Домашняя церковь (Каледа) - страница 137

Последние дни он был настолько спокойный, такой радостный, такой благостный, что около него было просто хорошо побыть; уже говорить было трудно, тяжело, но чувствовалось, что этого и не надо. Папа лежал с открытыми глазами и было видно, что он не спит, а пребывает в молитве или думает, осмысливает свою жизнь. Само пребывание с ним очень много давало. И было как–то очень спокойно и легко, хотя мы все уже осознавали, что речь идет о каких–то днях и часах, каждый раз, когда мы шли в больницу, мы думали: «к чему мы придем?».

На следующее утро папу должны были опять оперировать. Мы очень переживали, и я ужасно боялась, что папа может умереть на операционном столе. Для меня это было бы ужасно. И вот утром я бежала из монастыря и думала: «Как там папа перед операцией? Надо его скорее собрать». Прибежав, я была потрясена: он лежал, как маленький ребеночек, и беззаботно спал. Такое было впечатление, как будто ему совершенно все равно — что хотите, то со мной и делайте. Вот такое у него было смирение, такая преданность воле Божией, такая любовь. Пришла медсестра и говорит: «Как, он спокойно спит перед операцией? Больные все всегда волнуются и переживают. Разбудите его, надо везти его в операционную». Мы его разбудили, и папа говорит: «В операционную? Ну хорошо, поехали в операционную». Я была потрясена его спокойствием.

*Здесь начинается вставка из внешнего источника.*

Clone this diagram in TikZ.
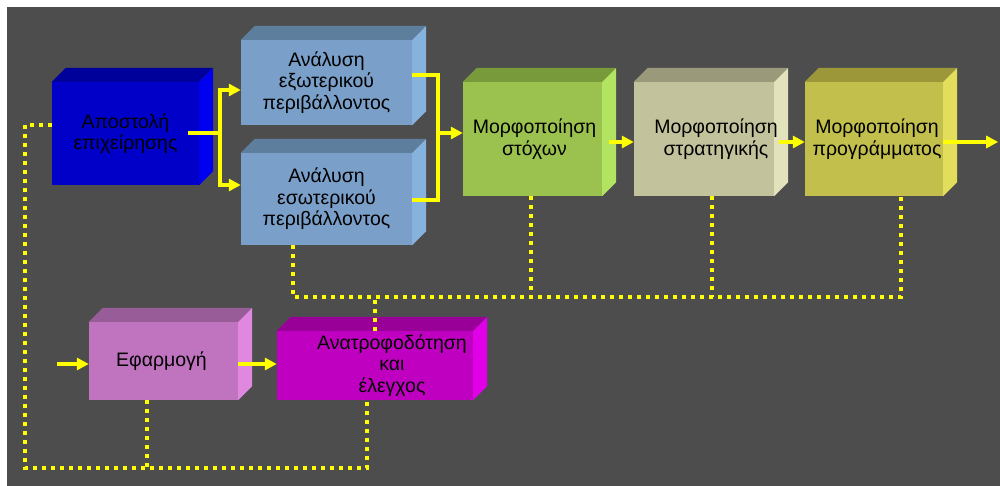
\documentclass[tikz,border=0pt]{standalone}
\usepackage{fontspec}
\setmainfont{Liberation Sans}
\usetikzlibrary{arrows.meta,calc}

% χρώματα: F = μπροστά, T = πάνω, S = πλάι
\definecolor{fonto}{HTML}{4D4D4D}
\definecolor{kitrino}{HTML}{FFFF00}
\definecolor{apoF}{HTML}{0000C8}   \definecolor{apoT}{HTML}{00009A}   \definecolor{apoS}{HTML}{0000F0}
\definecolor{anaF}{HTML}{7A9FC8}   \definecolor{anaT}{HTML}{5E7E9E}   \definecolor{anaS}{HTML}{86B2DE}
\definecolor{stoxF}{HTML}{9BC24E}  \definecolor{stoxT}{HTML}{789A3A}  \definecolor{stoxS}{HTML}{B2E462}
\definecolor{stratF}{HTML}{C2C29C} \definecolor{stratT}{HTML}{9A9A7A} \definecolor{stratS}{HTML}{E2E2BC}
\definecolor{progF}{HTML}{C3BF4C}  \definecolor{progT}{HTML}{9C983A}  \definecolor{progS}{HTML}{E2DE5C}
\definecolor{efarF}{HTML}{C074C0}  \definecolor{efarT}{HTML}{985C98}  \definecolor{efarS}{HTML}{E088E0}
\definecolor{anatF}{HTML}{C000C0}  \definecolor{anatT}{HTML}{980098}  \definecolor{anatS}{HTML}{E000E8}

\tikzset{
  kouti/.style={rectangle, inner sep=0pt, draw=none},
  keimeno/.style={align=center, text=black, inner sep=0pt, font=\fontsize{19.5}{21.5}\selectfont},
  kitrini/.style={draw=kitrino, line width=4pt},
  belos/.style={kitrini, -{Triangle[length=12pt,width=12pt]}},
  teleies/.style={draw=kitrino, line width=3.5pt, dash pattern=on 3.5pt off 5.5pt}
}

% κουτί 3Δ: όνομα, x, y, πλάτος, ύψος, χρώματα, μετατόπιση κειμένου, κείμενο
\newcommand{\kouti}[8]{%
  \node[kouti, fill=#6F, minimum width=#4pt, minimum height=#5pt] (#1) at (#2,#3) {};
  \fill[#6T] (#1.north west) -- ++(\bathos,-\bathos) -- ([shift={(\bathos,-\bathos)}]#1.north east) -- (#1.north east) -- cycle;
  \fill[#6S] (#1.north east) -- ++(\bathos,-\bathos) -- ([shift={(\bathos,-\bathos)}]#1.south east) -- (#1.south east) -- cycle;
  \node[keimeno] (#1-k) at ([xshift=#7pt]#1.center) {#8};%
}

\begin{document}
\begin{tikzpicture}[x=1pt, y=-1pt]
  % --- ΠΑΡΑΜΕΤΡΟΙ ---
  \pgfmathsetmacro{\bathos}{14}     % βάθος των κουτιών
  \pgfmathsetmacro{\grammiY}{297}   % οριζόντια διακεκομμένη πάνω
  \pgfmathsetmacro{\katoY}{468}     % οριζόντια διακεκομμένη κάτω

  % Φόντο
  \fill[white] (0,0) rectangle (1000,486);
  \fill[fonto] (7,7) rectangle (1000,486);
  \useasboundingbox (0,0) rectangle (1000,486);

  % --- ΚΟΥΤΙΑ ---
  \kouti{apo}{125.5}{133.5}{147}{103}{apo}{0}{Αποστολή\\επιχείρησης}
  \kouti{exo}{326.5}{82.5}{171}{85}{ana}{0}{Ανάλυση\\εξωτερικού\\περιβάλλοντος}
  \kouti{eso}{326.5}{199}{171}{92}{ana}{0}{Ανάλυση\\εσωτερικού\\περιβάλλοντος}
  \kouti{stox}{532.5}{139}{139}{114}{stox}{2}{Μορφοποίηση\\στόχων}
  \kouti{strat}{704}{139}{140}{114}{strat}{12}{Μορφοποίηση\\στρατηγικής}
  \kouti{prog}{874}{139}{138}{114}{prog}{3}{Μορφοποίηση\\προγράμματος}
  \kouti{efar}{163.5}{361}{149}{78}{efar}{-2}{Εφαρμογή}
  \kouti{anat}{375}{365.5}{196}{69}{anat}{17}{Ανατροφοδότηση\\και\\έλεγχος}

  % --- ΒΕΛΗ ---
  \coordinate (dia) at ($(apo.east)+(21,0)$);
  \draw[kitrini] ($(apo.east)+(-11,0)$) -- (dia);
  \draw[belos] (dia) |- ($(exo.west)+(0,7.5)$);
  \draw[belos] (dia) |- ($(eso.west)+(0,-14)$);

  \coordinate (syn) at ($(exo.east)+(26,-7.5)$);
  \coordinate (stoxin) at ($(stox.west)+(0,-6)$);
  \draw[kitrini] ($(exo.east)+(0,-7.5)$) -- (syn) |- ($(eso.east)+(0,1)$);
  \draw[belos] (syn |- stoxin) -- (stoxin);

  \draw[belos] ($(stox.east)+(7,3)$) -- ($(strat.west)+(0,3)$);
  \draw[belos] ($(strat.east)+(5,3)$) -- ($(prog.west)+(0,3)$);
  \coordinate (exodos) at ($(prog.east)+(55,3)$);
  \draw[belos] ($(prog.east)+(0,3)$) -- (exodos);

  \coordinate (eisodos) at ($(efar.west)+(-32,3)$);
  \draw[belos] (eisodos) -- ($(efar.west)+(0,3)$);
  \draw[belos] ($(efar.east)+(0,3)$) -- ($(anat.west)+(0,-1.5)$);

  % --- ΑΝΑΔΡΑΣΗ (διακεκομμένες) ---
  \coordinate (grammi) at (0,\grammiY);
  \coordinate (esoK) at ($(eso.south)+(-33.5,0)$);
  \coordinate (progK) at ($(prog.south)+(27,0)$);
  \coordinate (stoxK) at ($(stox.south)+(-1.5,0)$);
  \coordinate (stratK) at ($(strat.south)+(8,0)$);
  \draw[teleies] (esoK) -- (esoK |- grammi) -- (progK |- grammi) -- (progK);
  \draw[teleies] (stoxK) -- (stoxK |- grammi);
  \draw[teleies] (stratK) -- (stratK |- grammi);
  \draw[teleies] (anat.north) -- (anat.north |- grammi);

  \coordinate (kato) at (25,\katoY);
  \coordinate (efarK) at ($(efar.south)+(-16.5,0)$);
  \draw[teleies] ($(apo.west)+(0,-8.5)$) -| (kato) -| ($(anat.south)+(-8,0)$);
  \draw[teleies] (efarK) -- (efarK |- kato);
\end{tikzpicture}
\end{document}
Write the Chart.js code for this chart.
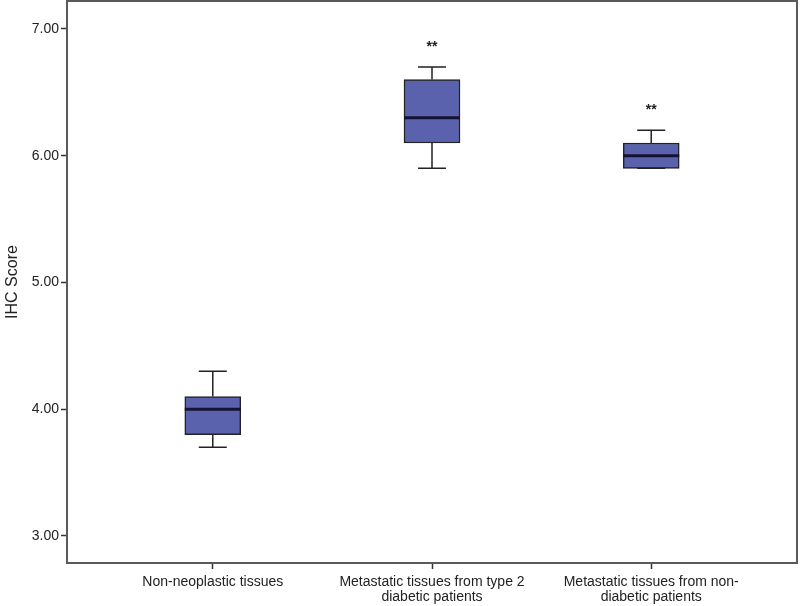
<!DOCTYPE html>
<html>
<head>
<meta charset="utf-8">
<script src="https://cdn.jsdelivr.net/npm/chart.js@4.4.1/dist/chart.umd.min.js"></script>
<style>
  body { margin: 0; background: #fff; }
</style>
</head>
<body>
<canvas id="boxChart" width="800" height="606"></canvas>
<script>
// groups on the x axis (multi-line labels)
const groupLabels = [
    ["Non-neoplastic tissues"],
    ["Metastatic tissues from type 2", "diabetic patients"],
    ["Metastatic tissues from non-", "diabetic patients"]
];
const groupPos = [1, 2, 3];

// box plot values
const whiskerLow = [3.7, 5.9, 5.9];
const q1Values = [3.8, 6.1, 5.9];
const medians = [4.0, 6.3, 6.0];
const q3Values = [4.1, 6.6, 6.1];
const whiskerHigh = [4.3, 6.7, 6.2];
const marks = ["", "**", "**"];

const yTicks = [3, 4, 5, 6, 7];

const axisColor = "#5a5a5a";
const fontFamily = "'Liberation Sans', Arial, sans-serif";

// whiskers, medians, stars and frame
const boxExtras = {
    id: "boxExtras",
    afterDatasetsDraw(chart) {
        const ctx = chart.ctx;
        const x = chart.scales.x;
        const y = chart.scales.y;
        const bars = chart.getDatasetMeta(0).data;
        ctx.save();
        groupPos.forEach((p, i) => {
            const cx = x.getPixelForValue(p);
            const half = bars[i].width / 2;
            const cap = half / 2;
            ctx.strokeStyle = "#222";
            ctx.lineWidth = 1.5;
            // upper whisker
            ctx.beginPath();
            ctx.moveTo(cx, y.getPixelForValue(q3Values[i]));
            ctx.lineTo(cx, y.getPixelForValue(whiskerHigh[i]));
            ctx.moveTo(cx - cap, y.getPixelForValue(whiskerHigh[i]));
            ctx.lineTo(cx + cap, y.getPixelForValue(whiskerHigh[i]));
            // lower whisker
            ctx.moveTo(cx, y.getPixelForValue(q1Values[i]));
            ctx.lineTo(cx, y.getPixelForValue(whiskerLow[i]));
            ctx.moveTo(cx - cap, y.getPixelForValue(whiskerLow[i]));
            ctx.lineTo(cx + cap, y.getPixelForValue(whiskerLow[i]));
            ctx.stroke();
            // median
            ctx.strokeStyle = "#141432";
            ctx.lineWidth = 3;
            ctx.beginPath();
            ctx.moveTo(cx - half, y.getPixelForValue(medians[i]));
            ctx.lineTo(cx + half, y.getPixelForValue(medians[i]));
            ctx.stroke();
            // significance stars
            if (marks[i]) {
                ctx.fillStyle = "#222";
                ctx.font = "bold 14px " + fontFamily;
                ctx.textAlign = "center";
                ctx.textBaseline = "middle";
                ctx.fillText(marks[i], cx, y.getPixelForValue(whiskerHigh[i]) - 20);
            }
        });
        // frame around plot area
        const a = chart.chartArea;
        ctx.strokeStyle = axisColor;
        ctx.lineWidth = 2;
        ctx.strokeRect(a.left, a.top, a.right - a.left, a.bottom - a.top);
        ctx.restore();
    }
};

new Chart(document.getElementById("boxChart"), {
    type: "bar",
    data: {
        datasets: [{
            data: groupPos.map((p, i) => ({ x: p, y: [q1Values[i], q3Values[i]] })),
            backgroundColor: "#5a62ae",
            borderColor: "#222",
            borderWidth: 1.5,
            borderSkipped: false,
            barThickness: 56
        }]
    },
    options: {
        responsive: false,
        animation: false,
        layout: { padding: { top: 1, right: 3, left: 0, bottom: 0 } },
        plugins: {
            legend: { display: false },
            tooltip: { enabled: false }
        },
        scales: {
            x: {
                type: "linear",
                offset: false,
                min: 0.335,
                max: 3.665,
                afterBuildTicks(scale) {
                    scale.ticks = groupPos.map(v => ({ value: v }));
                },
                afterFit(scale) {
                    scale.height = 43;
                    scale.paddingLeft = 0;
                    scale.paddingRight = 0;
                },
                grid: { offset: false, drawOnChartArea: false, drawTicks: true, tickLength: 6, tickColor: "#333", tickWidth: 1.5 },
                border: { color: axisColor, width: 2 },
                ticks: {
                    autoSkip: false,
                    maxRotation: 0,
                    padding: 5,
                    color: "#222",
                    font: { family: fontFamily, size: 14, lineHeight: 1.1 },
                    callback: (v) => groupLabels[groupPos.indexOf(v)]
                }
            },
            y: {
                min: 2.787,
                max: 7.22,
                afterBuildTicks(scale) {
                    scale.ticks = yTicks.map(v => ({ value: v }));
                },
                afterFit(scale) {
                    scale.width = 67;
                    scale.paddingTop = 0;
                    scale.paddingBottom = 0;
                },
                grid: { drawOnChartArea: false, drawTicks: true, tickLength: 6, tickColor: "#333", tickWidth: 1.5 },
                border: { color: axisColor, width: 2 },
                title: {
                    display: true,
                    text: "IHC Score",
                    color: "#222",
                    padding: { top: 3, bottom: 0 },
                    font: { family: fontFamily, size: 16 }
                },
                ticks: {
                    padding: 2,
                    color: "#222",
                    font: { family: fontFamily, size: 14 },
                    callback: (v) => Number(v).toFixed(2)
                }
            }
        }
    },
    plugins: [boxExtras]
});
</script>
</body>
</html>
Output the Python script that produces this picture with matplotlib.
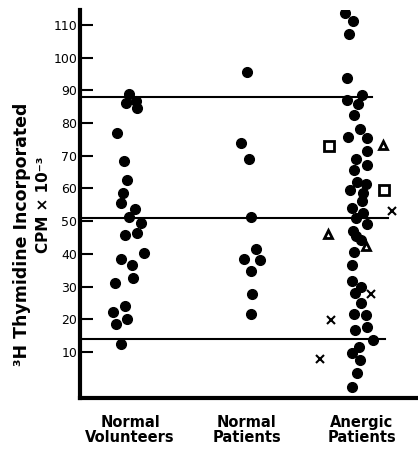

Только накануне его смерти я поняла, что папа действительно умирает. Утром того дня он мне вдруг говорит: «Ты знаешь, кто я?». Я на него посмотрела с удивлением и говорю: «Папа, кто?». Он с таким глубоким чувством смирения и в то же время с чувством какой–то радости мне говорит: «Я грешный поп Глеб, валяющийся в собственном кале и гное». Я поняла, что он настолько смирился, что ему здесь, на земле, делать больше нечего, что это как бы готовое зернышко для Царствия Небесного. Это было не только смирение, но и глубочайшее, как мне представляется, согласие с Промыслом Божиим, проникновение в замысел Господний о мире. Ведь он говорил, что нужно ему пострадать, потому что исповедовал смертников и других преступников, отпускал им страшные грехи и должен сам пройти очищение, потому что теперь он эти грехи несет. Действительно он взял крест и последовал за Христом.

Папу оперировали. Слава Богу, на операционном столе он не умер. Его привезли в реанимацию. Он пришел в себя, разговаривал с врачами, даже шутил; внезапно ему стало плохо и, несмотря на помощь врачей, он, вероятно, от тромболии скончался. «Не волнуйтесь, мне очень хорошо», — с этими словами он скончался.